Krizle ilgili bazı görüşler geniş tartışmalara yol açtı: belediyenin haftalık su raporu, sosyal ağlarda ve radyoda düzenli bir konu haline geldi. Hükûmet ve sivil toplum kuruluşları su tasarrufu sağlayan teknik bilgiler yayımladılar. İnsanlara sosyal medya hakkında ipuçları verdiler. Yeni su kullanım tarifelerini talep eden işletmeler de, su tasarrufu ihtiyacını müşterilere ve çalışanlara iletme çalışmalarını artırmaya başladı. Restoran tuvaletlerine çeşitli tabelalar asıldı, aynı zamanda firmalardaki çalışanlar gömleklerini yıkamadan giyme düelloları başlattı.
Kriz “Şimdilik” Önlendi!
2018 yılının Mart ayının sonuna gelindiğinde, acil durum çalışmaları kentin su rezervlerinde küçük bir tampon sağladı. Haziran 2018’de ise bölge dört yıldan beri ilk kez, ortalama yağış seviyelerini gördü. Cape Town’ın Sıfır Günü’nü bitirmek için çok çaba harcandı. Yağmur yağdığında, baraj seviyeleri yükseldi ve yetkililer “Süresiz Sıfır Günü” bitirdiler.
Baraj seviyeleri, kuraklık yıllarının üstünde olmasına rağmen sadece mevcut kapasitenin %50’si dolu durumda bulunuyor. Şehir için günlük su kullanımı ise geçen yıla göre daha yüksek seviyelere çıktı.
Suya erişimdeki eşitsizlikler, genellikle Güney Afrika’nın sömürge ve apartheid dönemlerindeki gibi devam ediyor.
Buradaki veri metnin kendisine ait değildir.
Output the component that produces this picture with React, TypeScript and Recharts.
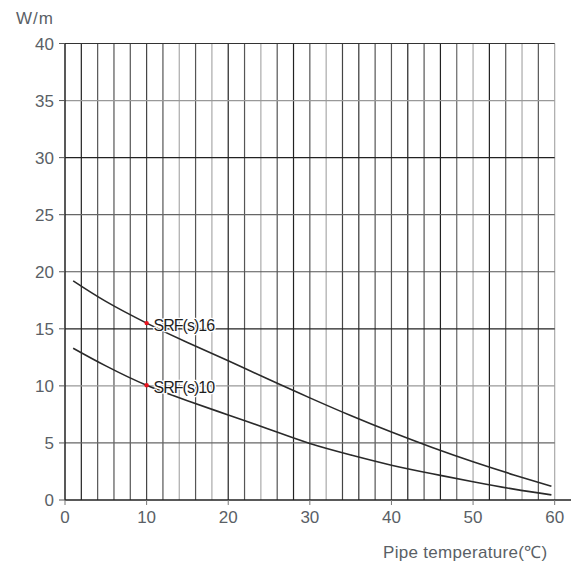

Cape Town’nun yoksul vatandaşlarının büyük bir kısmı için, Süresiz Sıfır Günü hâlen devam ediyor. Bunu karmaşık bir politik iklim ve devlet politikalarının tarihsel güvensizliği ile birleştirdiğimizde, suyu korumak için sürekli birleşik bir çabanın gerginlikle dolu olduğunu anlamak kolaylaşıyor. Su kaynaklarını çeşitlendirmek için uzun vadeli bir çaba sarf ediliyor. Bu da kaygı yaratıyor. Okyanus suyunu tuzdan arındırma ve yeraltı su projelerinin başlangıçta düşünülenden çok daha pahalı olması gibi nedenlerle devam eden planlar aksamış durumda bulunuyor. Şimdilik, Cape Town sakinleri hala ılımlı kuraklık koşullarına dayanıyor. Kentsel su kısıtlamaları eskisinden daha az katı olsa da, kuraklığın etkileri hâlâ görülebiliyor. Birçok işletme, sakinlerin su kullanımlarını kısıtlamaları gerektiğini hatırlatan tabelaları kullanmaya devam ediyor.